In einer Mediengesellschaft, in der die Bildmedien zu einer dominierenden Stellung gelangen,72 findet sich die katholische Kirche in einer ungewohnten und vieldimensionalen Situation wieder: Hochformen barocker Kirchengestaltung, eine ungebrochene Spiritualität der Ikonographie und eine sinnenfreudige Liturgie gehen hier mit einer ins Geheimnisvolle changierenden Intransparenz organisationaler Abläufe ein Gemenge ein, das Raum für Verschwörungstheorien und Vorlagen für fiktive Romane bietet. Ist die katholische Kirche damit tatsächlich eine ideale Medienreligion? Stimmt die Annahme, müsste sich damit ein großes Evangelisationspotenzial verbinden. Das ist jedoch kaum zu beobachten.

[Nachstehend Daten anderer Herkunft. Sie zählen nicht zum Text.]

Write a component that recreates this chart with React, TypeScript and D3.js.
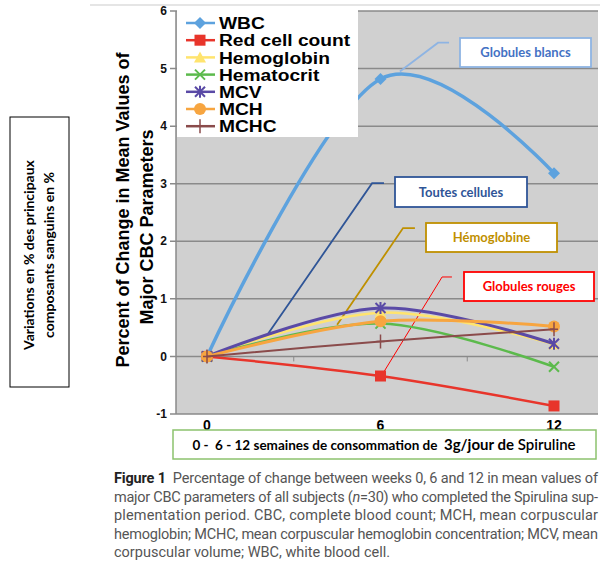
import React from "react";
import * as d3 from "d3";

const weeks = [0, 6, 12];
const weekLabels = ["0", "6", "12"];
const yTicks = [-1, 0, 1, 2, 3, 4, 5, 6];
const seriesNames = ["WBC", "Red cell count", "Hemoglobin", "Hematocrit", "MCV", "MCH", "MCHC"];
const wbc = [0, 4.82, 3.18];
const redCell = [0, -0.34, -0.86];
const hemoglobin = [0, 0.76, 0.21];
const hematocrit = [0, 0.57, -0.18];
const mcv = [0, 0.84, 0.22];
const mch = [0, 0.61, 0.52];
const mchc = [0, 0.26, 0.47];
const seriesValues = [wbc, redCell, hemoglobin, hematocrit, mcv, mch, mchc];
const seriesColors = ["#5DA2DE", "#E8352B", "#FFE46E", "#5CBA4C", "#5A4AA6", "#F7A540", "#8A4B4B"];
const seriesMarkers = ["diamond", "square", "triangle", "x", "star", "circle", "plus"];
const seriesWidths = [3.5, 2.5, 2.5, 2.5, 3, 3, 2];

const annLabels = ["Globules blancs", "Toutes cellules", "Hémoglobine", "Globules rouges"];
const annText = ["#4472C4", "#2F5597", "#BF9000", "#FF0000"];
const annBorder = ["#8EB4E3", "#2F5597", "#BF9000", "#FF0000"];
const annLine = ["#8EB4E3", "#2F5597", "#BF9000", "#FF0000"];
const annStart = [[8.37, 5.45], [6.12, 3.01], [7.19, 2.23], [8.47, 1.38]];
const annElbow = [[7.99, 5.45], [5.71, 3.01], [6.78, 2.23], [8.13, 1.38]];
const annEnd = [[6.67, 4.95], [2.04, 0.34], [4.5, 0.55], [6.09, -0.29]];

const captionLines = [
  "Percentage of change between weeks 0, 6 and 12 in mean values of",
  "major CBC parameters of all subjects (",
  "plementation period. CBC, complete blood count; MCH, mean corpuscular",
  "hemoglobin; MCHC, mean corpuscular hemoglobin concentration; MCV, mean",
  "corpuscular volume; WBC, white blood cell.",
];

function Marker({ type, x, y, color }: { type: string; x: number; y: number; color: string }) {
  const s = 5;
  switch (type) {
    case "diamond":
      return <path d={`M${x},${y - 6}L${x + 6},${y}L${x},${y + 6}L${x - 6},${y}Z`} fill={color} />;
    case "square":
      return <rect x={x - 5.5} y={y - 5.5} width={11} height={11} fill={color} />;
    case "triangle":
      return <path d={`M${x},${y - 6}L${x + 6},${y + 5}L${x - 6},${y + 5}Z`} fill={color} />;
    case "x":
      return (
        <path d={`M${x - s},${y - s}L${x + s},${y + s}M${x - s},${y + s}L${x + s},${y - s}`} stroke={color} strokeWidth={2} />
      );
    case "star":
      return (
        <path
          d={`M${x - s},${y - s}L${x + s},${y + s}M${x - s},${y + s}L${x + s},${y - s}M${x},${y - 6}L${x},${y + 6}`}
          stroke={color}
          strokeWidth={2}
        />
      );
    case "circle":
      return <circle cx={x} cy={y} r={6} fill={color} />;
    case "plus":
      return <path d={`M${x},${y - 7}L${x},${y + 7}M${x - 4},${y}L${x + 4},${y}`} stroke={color} strokeWidth={1.5} />;
  }
  return null;
}

export default function App() {
  const W = 605, H = 571;
  const plotL = 176, plotR = 598, plotT = 11, plotB = 414;
  const x = d3.scaleLinear().domain([0, 12]).range([207, 554]);
  const y = d3.scaleLinear().domain([-1, 6]).range([plotB, plotT]);
  const line = d3
    .line<number>()
    .x((_, i) => x(weeks[i]))
    .y((d) => y(d))
    .curve(d3.curveCardinal.tension(0));

  const legX = 177, legY = 10, legW = 181, legH = 127;
  const legRow = 17.2;

  const boxes = [
    { x: 460, y: 38, w: 131, h: 29 },
    { x: 395, y: 177, w: 132, h: 30 },
    { x: 426, y: 223, w: 131, h: 29 },
    { x: 464, y: 272, w: 130, h: 29 },
  ];

  const capFont = "Roboto, 'Liberation Sans', sans-serif";
  return (
    <svg width={W} height={H} style={{ position: "absolute", left: 0, top: 0, background: "#fff" }}>
      <line x1={90} x2={600} y1={5} y2={5} stroke="#dcdcdc" strokeWidth={1.5} />
      <rect x={plotL} y={plotT} width={plotR - plotL} height={plotB - plotT} fill="#D0D0D0" />
      {yTicks.map((t) => (
        <g key={t}>
          <line x1={plotL - 6} x2={plotR} y1={y(t)} y2={y(t)} stroke="#8a8a8a" strokeWidth={1.5} />
          <text
            x={167}
            y={y(t)}
            dy="0.35em"
            textAnchor="end"
            fontFamily="Arial, 'Liberation Sans', sans-serif"
            fontWeight="bold"
            fontSize={12}
            fill="#111"
          >
            {t}
          </text>
        </g>
      ))}
      <line x1={plotL} x2={plotL} y1={plotT} y2={plotB} stroke="#8a8a8a" strokeWidth={1.5} />
      {[3, 9].map((t) => (
        <line key={t} x1={x(t)} x2={x(t)} y1={y(0)} y2={y(0) + 5} stroke="#8a8a8a" strokeWidth={1} />
      ))}
      {weekLabels.map((l, i) => (
        <text
          key={l}
          x={x(weeks[i])}
          y={430}
          textAnchor="middle"
          fontFamily="Arial, 'Liberation Sans', sans-serif"
          fontWeight="bold"
          fontSize={14}
          fill="#000"
        >
          {l}
        </text>
      ))}
      {annLabels.map((l, i) => (
        <path
          key={l}
          d={`M${x(annStart[i][0])},${y(annStart[i][1])}L${x(annElbow[i][0])},${y(annElbow[i][1])}L${x(annEnd[i][0])},${y(annEnd[i][1])}`}
          fill="none"
          stroke={annLine[i]}
          strokeWidth={i === 3 ? 1 : 1.8}
        />
      ))}
      {seriesValues.map((vals, si) => (
        <g key={seriesNames[si]}>
          <path d={line(vals) || ""} fill="none" stroke={seriesColors[si]} strokeWidth={seriesWidths[si]} />
          {vals.map((v, i) => (
            <Marker key={i} type={seriesMarkers[si]} x={x(weeks[i])} y={y(v)} color={seriesColors[si]} />
          ))}
        </g>
      ))}
      <rect x={legX} y={legY} width={legW} height={legH} fill="#fff" />
      {seriesNames.map((n, i) => {
        const cy = 23 + i * legRow;
        return (
          <g key={n}>
            <line x1={186} x2={215} y1={cy} y2={cy} stroke={seriesColors[i]} strokeWidth={2.5} />
            <Marker type={seriesMarkers[i]} x={200} y={cy} color={seriesColors[i]} />
            <text
              transform={`translate(219,${cy}) scale(1.13,1)`}
              dy="0.36em"
              fontFamily="Arial, 'Liberation Sans', sans-serif"
              fontWeight="bold"
              fontSize={17}
              fill="#000"
            >
              {n}
            </text>
          </g>
        );
      })}
      {annLabels.map((l, i) => (
        <g key={l}>
          <rect x={boxes[i].x} y={boxes[i].y} width={boxes[i].w} height={boxes[i].h} fill="#fff" stroke={annBorder[i]} strokeWidth={1.8} />
          <text
            x={boxes[i].x + boxes[i].w / 2}
            y={boxes[i].y + boxes[i].h / 2}
            dy="0.36em"
            textAnchor="middle"
            fontFamily="Lato, 'Open Sans', sans-serif"
            fontWeight="bold"
            fontSize={13}
            fill={annText[i]}
          >
            {l}
          </text>
        </g>
      ))}
      <g fontFamily="Arial, 'Liberation Sans', sans-serif" fontWeight="bold" fontSize={18} fill="#000" textAnchor="middle">
        <text transform="translate(129,210) rotate(-90)">Percent of Change in Mean Values of</text>
        <text transform="translate(153,227) rotate(-90)">Major CBC Parameters</text>
      </g>
      <rect x={10} y={117} width={59} height={270} fill="#fff" stroke="#000" strokeWidth={1} />
      <g fontFamily="Lato, 'Open Sans', sans-serif" fontWeight="bold" fontSize={14} fill="#000" textAnchor="middle">
        <text transform="translate(34,255) rotate(-90)">Variations en % des principaux</text>
        <text transform="translate(54,255) rotate(-90)">composants sanguins en %</text>
      </g>
      <rect x={173} y={430} width={423} height={29} fill="#fff" stroke="#8CC26E" strokeWidth={1.5} />
      <text x={384} y={449.5} textAnchor="middle" fontFamily="Lato, 'Open Sans', sans-serif" fontWeight="bold" fill="#000" style={{ whiteSpace: "pre" }}>
        <tspan fontSize={13.5}>{"0 -  6 - 12 semaines de consommation de  "}</tspan>
        <tspan fontSize={15}>3g/jour de</tspan>
        <tspan fontSize={15} fontWeight={600}>{" Spiruline"}</tspan>
      </text>
      <g fontFamily={capFont} fontSize={14.5} fill="#555">
        <text x={114} y={483} textLength={484} lengthAdjust="spacing">
          <tspan fontWeight="bold" fill="#222">Figure 1</tspan>
          <tspan dx={7}>{captionLines[0]}</tspan>
        </text>
        <text x={114} y={501.5} textLength={484} lengthAdjust="spacing">
          {captionLines[1]}
          <tspan fontStyle="italic">n</tspan>
          {"=30) who completed the Spirulina sup-"}
        </text>
        <text x={114} y={520} textLength={484} lengthAdjust="spacing">
          {captionLines[2]}
        </text>
        <text x={114} y={538.5} textLength={484} lengthAdjust="spacing">
          {captionLines[3]}
        </text>
        <text x={114} y={557}>{captionLines[4]}</text>
      </g>
    </svg>
  );
}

Dass sich eine Bild-Religion in einer auf Bilder ausgerichteten Mediengesellschaft erkennbar schwertut, ihre Rolle zu finden, könnte in einem Paradox begründet sein: Während die klassische ikonographische Bedeutung des Bildes darin liegt, Menschen in andere Welten und komplexe religiöse Wirklichkeiten zu führen, besteht die Funktion des Bildes in modernen Mediengesellschaften gerade in der Reduktion von Komplexität und der Steigerung von Verständlichkeit.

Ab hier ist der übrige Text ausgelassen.